We asked Professor Rossmann for his opinion on the current controversy over who can vote, but he was on his way out of town over the holiday and didn’t have time to comment at length for the Planet. He did point out in an email that there is a doctrine known as the rule of necessity which excuses a conflict when the member’s vote is necessary to reach a quorum. He suggested that councilmembers should be forced to vote “at least on whether to grant a hearing, which can be distinguished, if the City Attorney insists, from voting on the merits.” 

Councilmembers Wozniak and Capitelli have already cheerfully acquiesced to recusing themselves, probably grateful that they won’t have to answer to their constituents for their vote on a very controversial project. But Councilmember Spring is no coward, and one might reliably guess that she’d want to insist that her voice be heard on this one. If Albuquerque had tried to disqualify her, some sort of legal action either from Spring or from project opponents could have been anticipated. Fortunately for the city budget, at press time it looked like cooler heads were prevailing in the city attorney’s office. 
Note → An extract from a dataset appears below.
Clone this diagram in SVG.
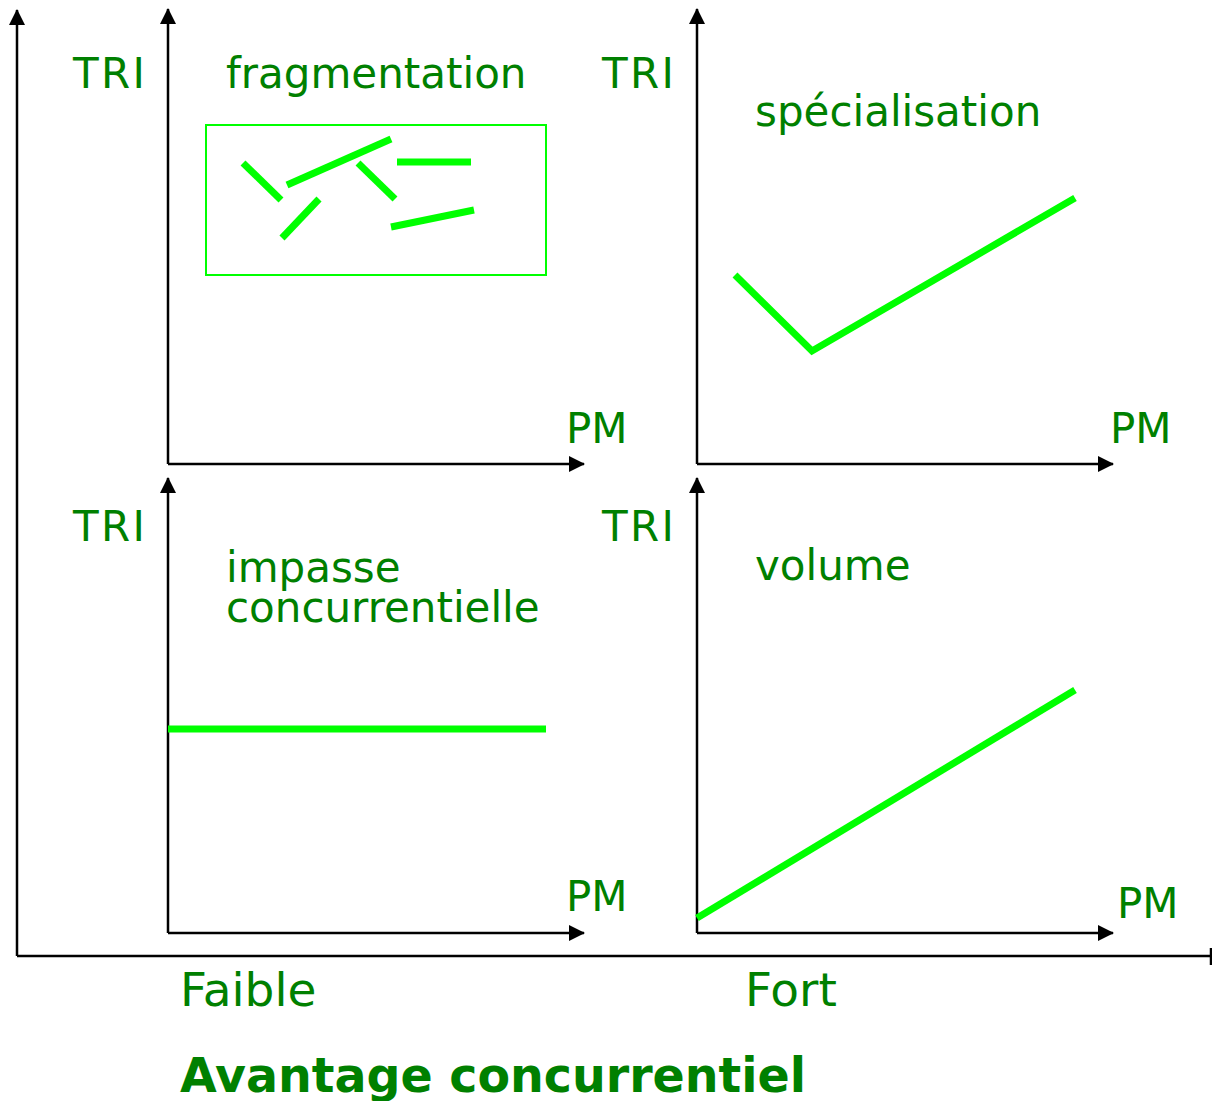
<svg xmlns="http://www.w3.org/2000/svg" width="1212" height="1101" viewBox="0 0 1212 1101">
<style>
.t{font-family:"DejaVu Sans","Verdana",sans-serif;font-size:42px;fill:#008000}
.big{font-size:47px}
.b{font-weight:bold;font-size:48px}
.ax{stroke:#000;stroke-width:2.5;fill:none}
.g{stroke:#00ff00;stroke-width:7;fill:none}
</style>
<defs>
<marker id="ah" markerWidth="16" markerHeight="16" refX="15" refY="8" orient="auto" markerUnits="userSpaceOnUse">
<path d="M0,0 L16,8 L0,16 Z" fill="#000"/>
</marker>
</defs>
<rect width="1212" height="1101" fill="#fff"/>
<g id="connectors">
<path class="ax" d="M17,956 V10" marker-end="url(#ah)"/>
<path class="ax" d="M17,956 H1211 M1211,948 V965"/>
<path class="ax" d="M168,464 V9" marker-end="url(#ah)"/>
<path class="ax" d="M168,464 H584" marker-end="url(#ah)"/>
<path class="ax" d="M697,464 V9" marker-end="url(#ah)"/>
<path class="ax" d="M697,464 H1113" marker-end="url(#ah)"/>
<path class="ax" d="M168,933 V478" marker-end="url(#ah)"/>
<path class="ax" d="M168,933 H584" marker-end="url(#ah)"/>
<path class="ax" d="M697,933 V478" marker-end="url(#ah)"/>
<path class="ax" d="M697,933 H1113" marker-end="url(#ah)"/>
</g>
<g id="fragmentation">
<text class="t" x="73" y="88" textLength="72">TRI</text>
<text class="t" x="226" y="88">fragmentation</text>
<rect x="206" y="125" width="340" height="150" fill="none" stroke="#00ff00" stroke-width="2"/>
<line class="g" x1="243" y1="163" x2="281" y2="200"/>
<line class="g" x1="287" y1="185" x2="391" y2="139"/>
<line class="g" x1="397" y1="162" x2="471" y2="162"/>
<line class="g" x1="358" y1="163" x2="395" y2="199"/>
<line class="g" x1="282" y1="238" x2="319" y2="199"/>
<line class="g" x1="391" y1="227" x2="474" y2="210"/>
<text class="t" x="566" y="443">PM</text>
</g>
<g id="specialisation">
<text class="t" x="602" y="88" textLength="72">TRI</text>
<text class="t" x="755" y="126">spécialisation</text>
<polyline class="g" stroke-width="6" points="735,275 812,351 1075,198"/>
<text class="t" x="1110" y="443">PM</text>
</g>
<g id="impasse">
<text class="t" x="73" y="541" textLength="72">TRI</text>
<text class="t" x="226" y="582">impasse</text>
<text class="t" x="226" y="622">concurrentielle</text>
<line class="g" stroke-width="6" x1="168" y1="729" x2="546" y2="729"/>
<text class="t" x="566" y="911">PM</text>
</g>
<g id="volume">
<text class="t" x="602" y="541" textLength="72">TRI</text>
<text class="t" x="755" y="580">volume</text>
<line class="g" stroke-width="6" x1="697" y1="918" x2="1075" y2="690"/>
<text class="t" x="1117" y="918">PM</text>
</g>
<g id="labels">
<text class="t big" x="180" y="1006">Faible</text>
<text class="t big" x="745" y="1006">Fort</text>
<text class="t b" x="180" y="1092" textLength="626" lengthAdjust="spacingAndGlyphs">Avantage concurrentiel</text>
</g>
</svg>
A more interesting question for the future of representative democracy in Berkeley is how the remaining three councilmembers can continue to justify blocking a public hearing on a very controversial ZAB decision. Bates, Olds and Moore seem to have no credible excuse of any kind for their votes to duck the hearing. If they don’t know enough about the project to be excluded from voting on it as per the Pollack Doctrine, how could they know enough to decide that they don’t need to hear any more about it? If you are one of the long-suffering minority of voters who can still bear to watch our city council mired in the usual inaction, it might be entertaining to watch on Tuesday to see how they wriggle out of their duty to hold a public hearing one more time.